_WHAT IS REQUIRED_
Output each entry that follows exactly. Images stay out.

───── SUPPLIED MATERIAL ─────

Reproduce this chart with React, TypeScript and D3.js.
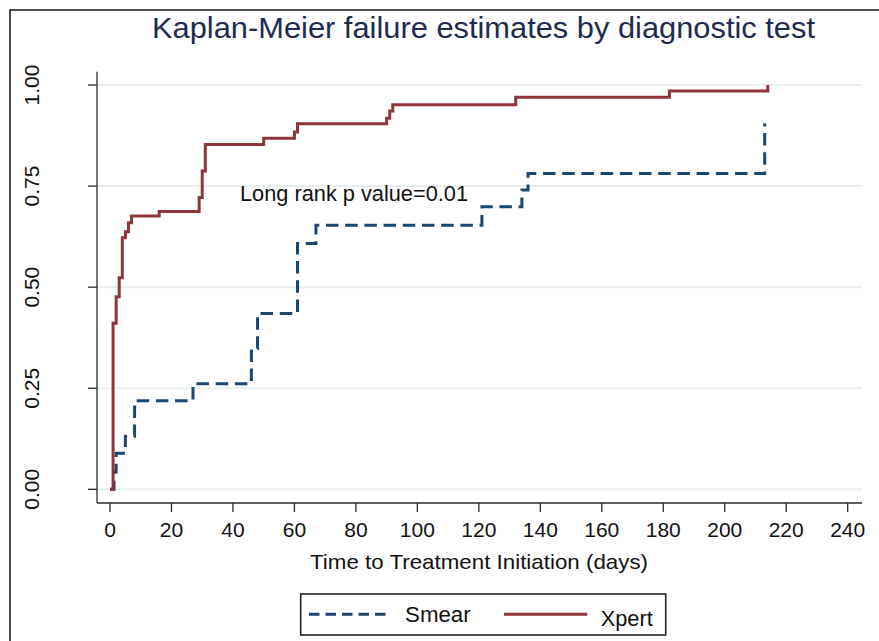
import React from "react";
import * as d3 from "d3";

// ---- data ----
const xpertDays = [0, 1, 2, 3, 4, 5, 6, 7, 16, 29, 30, 31, 50, 60, 61, 90, 91, 92, 132, 182, 214];
const xpertFail = [0, 0.411, 0.476, 0.523, 0.622, 0.637, 0.659, 0.676, 0.687, 0.722, 0.787, 0.853, 0.868, 0.884, 0.904, 0.918, 0.936, 0.951, 0.97, 0.985, 1.0];

const smearDays = [0, 1.3, 2, 5, 8, 27, 46, 48, 61, 67, 121, 134, 136, 213];
const smearFail = [0, 0.043, 0.089, 0.131, 0.219, 0.261, 0.348, 0.435, 0.608, 0.653, 0.699, 0.74, 0.781, 0.905];

const xTicks = [0, 20, 40, 60, 80, 100, 120, 140, 160, 180, 200, 220, 240];
const yTicks = [0, 0.25, 0.5, 0.75, 1.0];

const titleText = "Kaplan-Meier failure estimates by diagnostic test";
const xTitle = "Time to Treatment Initiation (days)";
const noteText = "Long rank p value=0.01";
const seriesNames = ["Smear", "Xpert"];

const NAVY = "#1a476f";
const CRAN = "#90353b";
const FONT = "'Liberation Sans', Arial, Helvetica, sans-serif";

export default function App() {
  const W = 879, H = 641;
  const x = d3.scaleLinear().domain([0, 240]).range([110, 847.7]);
  const y = d3.scaleLinear().domain([0, 1]).range([489.3, 85]);
  const axisX0 = 97, axisX1 = 862, axisY = 503, axisTop = 71.7;

  const line = d3
    .line<[number, number]>()
    .x((d) => x(d[0]))
    .y((d) => y(d[1]))
    .curve(d3.curveStepAfter);

  const xpert: [number, number][] = xpertDays.map((d, i) => [d, xpertFail[i]]);
  const smear: [number, number][] = smearDays.map((d, i) => [d, smearFail[i]]);

  return (
    <svg
      width={W}
      height={H}
      style={{ position: "absolute", left: 0, top: 0, background: "#fff" }}
      fontFamily={FONT}
    >
      <rect x={0} y={0} width={W} height={H} fill="#fff" />
      {/* outer frame (left & top visible) */}
      <rect x={10} y={10} width={W + 50} height={H + 50} fill="none" stroke="#222" strokeWidth={1.6} />

      {/* title */}
      <text
        x={483.5}
        y={37.5}
        textAnchor="middle"
        fontSize={29}
        fill="#1e2b50"
        textLength={663}
        lengthAdjust="spacingAndGlyphs"
      >
        {titleText}
      </text>

      {/* gridlines */}
      {yTicks.map((t) => (
        <line key={"g" + t} x1={axisX0} x2={axisX1} y1={y(t)} y2={y(t)} stroke="#e8eff1" strokeWidth={2} />
      ))}

      {/* curves */}
      <path d={line(smear) || ""} fill="none" stroke={NAVY} strokeWidth={3} strokeDasharray="12.5 6.7" />
      <path d={line(xpert) || ""} fill="none" stroke={CRAN} strokeWidth={3} />

      {/* axes */}
      <line x1={axisX0} x2={axisX0} y1={axisTop} y2={axisY} stroke="#2a2a2a" strokeWidth={1.3} />
      <line x1={axisX0} x2={axisX1} y1={axisY} y2={axisY} stroke="#2a2a2a" strokeWidth={1.3} />
      {yTicks.map((t) => (
        <g key={"yt" + t}>
          <line x1={axisX0 - 9} x2={axisX0} y1={y(t)} y2={y(t)} stroke="#2a2a2a" strokeWidth={1.3} />
          <text
            transform={`translate(38.5,${y(t)}) rotate(-90)`}
            textAnchor="middle"
            fontSize={21}
            fill="#111"
          >
            {d3.format(".2f")(t)}
          </text>
        </g>
      ))}
      {xTicks.map((t) => (
        <g key={"xt" + t}>
          <line x1={x(t)} x2={x(t)} y1={axisY} y2={axisY + 9} stroke="#2a2a2a" strokeWidth={1.3} />
          <text x={x(t)} y={536.7} textAnchor="middle" fontSize={21} fill="#111">
            {t}
          </text>
        </g>
      ))}

      {/* x-axis title */}
      <text
        x={479}
        y={569}
        textAnchor="middle"
        fontSize={21}
        fill="#111"
        textLength={338}
        lengthAdjust="spacingAndGlyphs"
      >
        {xTitle}
      </text>

      {/* annotation */}
      <text x={240} y={200.5} fontSize={22} fill="#111" textLength={228} lengthAdjust="spacingAndGlyphs">
        {noteText}
      </text>

      {/* legend */}
      <rect x={300.7} y={594} width={365} height={41} fill="#fff" stroke="#222" strokeWidth={1.6} />
      <line x1={309} x2={390} y1={614.3} y2={614.3} stroke={NAVY} strokeWidth={3} strokeDasharray="10.5 6" />
      <text x={405} y={621.7} fontSize={22} fill="#111" textLength={65.7} lengthAdjust="spacingAndGlyphs">
        {seriesNames[0]}
      </text>
      <line x1={504} x2={587.3} y1={614.3} y2={614.3} stroke={CRAN} strokeWidth={3} />
      <text x={600.7} y={625.7} fontSize={22} fill="#111" textLength={52} lengthAdjust="spacingAndGlyphs">
        {seriesNames[1]}
      </text>
    </svg>
  );
}
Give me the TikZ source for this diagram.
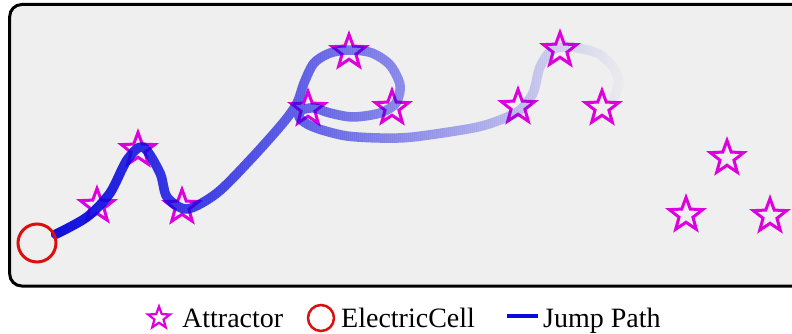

─────

_RESPONSE_
Reproduce this chart with React, TypeScript and D3.js.
import React from "react";
import * as d3 from "d3";

// ---- data ----
const xpertDays = [0, 1, 2, 3, 4, 5, 6, 7, 16, 29, 30, 31, 50, 60, 61, 90, 91, 92, 132, 182, 214];
const xpertFail = [0, 0.411, 0.476, 0.523, 0.622, 0.637, 0.659, 0.676, 0.687, 0.722, 0.787, 0.853, 0.868, 0.884, 0.904, 0.918, 0.936, 0.951, 0.97, 0.985, 1.0];

const smearDays = [0, 1.3, 2, 5, 8, 27, 46, 48, 61, 67, 121, 134, 136, 213];
const smearFail = [0, 0.043, 0.089, 0.131, 0.219, 0.261, 0.348, 0.435, 0.608, 0.653, 0.699, 0.74, 0.781, 0.905];

const xTicks = [0, 20, 40, 60, 80, 100, 120, 140, 160, 180, 200, 220, 240];
const yTicks = [0, 0.25, 0.5, 0.75, 1.0];

const titleText = "Kaplan-Meier failure estimates by diagnostic test";
const xTitle = "Time to Treatment Initiation (days)";
const noteText = "Long rank p value=0.01";
const seriesNames = ["Smear", "Xpert"];

const NAVY = "#1a476f";
const CRAN = "#90353b";
const FONT = "'Liberation Sans', Arial, Helvetica, sans-serif";

export default function App() {
  const W = 879, H = 641;
  const x = d3.scaleLinear().domain([0, 240]).range([110, 847.7]);
  const y = d3.scaleLinear().domain([0, 1]).range([489.3, 85]);
  const axisX0 = 97, axisX1 = 862, axisY = 503, axisTop = 71.7;

  const line = d3
    .line<[number, number]>()
    .x((d) => x(d[0]))
    .y((d) => y(d[1]))
    .curve(d3.curveStepAfter);

  const xpert: [number, number][] = xpertDays.map((d, i) => [d, xpertFail[i]]);
  const smear: [number, number][] = smearDays.map((d, i) => [d, smearFail[i]]);

  return (
    <svg
      width={W}
      height={H}
      style={{ position: "absolute", left: 0, top: 0, background: "#fff" }}
      fontFamily={FONT}
    >
      <rect x={0} y={0} width={W} height={H} fill="#fff" />
      {/* outer frame (left & top visible) */}
      <rect x={10} y={10} width={W + 50} height={H + 50} fill="none" stroke="#222" strokeWidth={1.6} />

      {/* title */}
      <text
        x={483.5}
        y={37.5}
        textAnchor="middle"
        fontSize={29}
        fill="#1e2b50"
        textLength={663}
        lengthAdjust="spacingAndGlyphs"
      >
        {titleText}
      </text>

      {/* gridlines */}
      {yTicks.map((t) => (
        <line key={"g" + t} x1={axisX0} x2={axisX1} y1={y(t)} y2={y(t)} stroke="#e8eff1" strokeWidth={2} />
      ))}

      {/* curves */}
      <path d={line(smear) || ""} fill="none" stroke={NAVY} strokeWidth={3} strokeDasharray="12.5 6.7" />
      <path d={line(xpert) || ""} fill="none" stroke={CRAN} strokeWidth={3} />

      {/* axes */}
      <line x1={axisX0} x2={axisX0} y1={axisTop} y2={axisY} stroke="#2a2a2a" strokeWidth={1.3} />
      <line x1={axisX0} x2={axisX1} y1={axisY} y2={axisY} stroke="#2a2a2a" strokeWidth={1.3} />
      {yTicks.map((t) => (
        <g key={"yt" + t}>
          <line x1={axisX0 - 9} x2={axisX0} y1={y(t)} y2={y(t)} stroke="#2a2a2a" strokeWidth={1.3} />
          <text
            transform={`translate(38.5,${y(t)}) rotate(-90)`}
            textAnchor="middle"
            fontSize={21}
            fill="#111"
          >
            {d3.format(".2f")(t)}
          </text>
        </g>
      ))}
      {xTicks.map((t) => (
        <g key={"xt" + t}>
          <line x1={x(t)} x2={x(t)} y1={axisY} y2={axisY + 9} stroke="#2a2a2a" strokeWidth={1.3} />
          <text x={x(t)} y={536.7} textAnchor="middle" fontSize={21} fill="#111">
            {t}
          </text>
        </g>
      ))}

      {/* x-axis title */}
      <text
        x={479}
        y={569}
        textAnchor="middle"
        fontSize={21}
        fill="#111"
        textLength={338}
        lengthAdjust="spacingAndGlyphs"
      >
        {xTitle}
      </text>

      {/* annotation */}
      <text x={240} y={200.5} fontSize={22} fill="#111" textLength={228} lengthAdjust="spacingAndGlyphs">
        {noteText}
      </text>

      {/* legend */}
      <rect x={300.7} y={594} width={365} height={41} fill="#fff" stroke="#222" strokeWidth={1.6} />
      <line x1={309} x2={390} y1={614.3} y2={614.3} stroke={NAVY} strokeWidth={3} strokeDasharray="10.5 6" />
      <text x={405} y={621.7} fontSize={22} fill="#111" textLength={65.7} lengthAdjust="spacingAndGlyphs">
        {seriesNames[0]}
      </text>
      <line x1={504} x2={587.3} y1={614.3} y2={614.3} stroke={CRAN} strokeWidth={3} />
      <text x={600.7} y={625.7} fontSize={22} fill="#111" textLength={52} lengthAdjust="spacingAndGlyphs">
        {seriesNames[1]}
      </text>
    </svg>
  );
}
Give me the TikZ source for this diagram.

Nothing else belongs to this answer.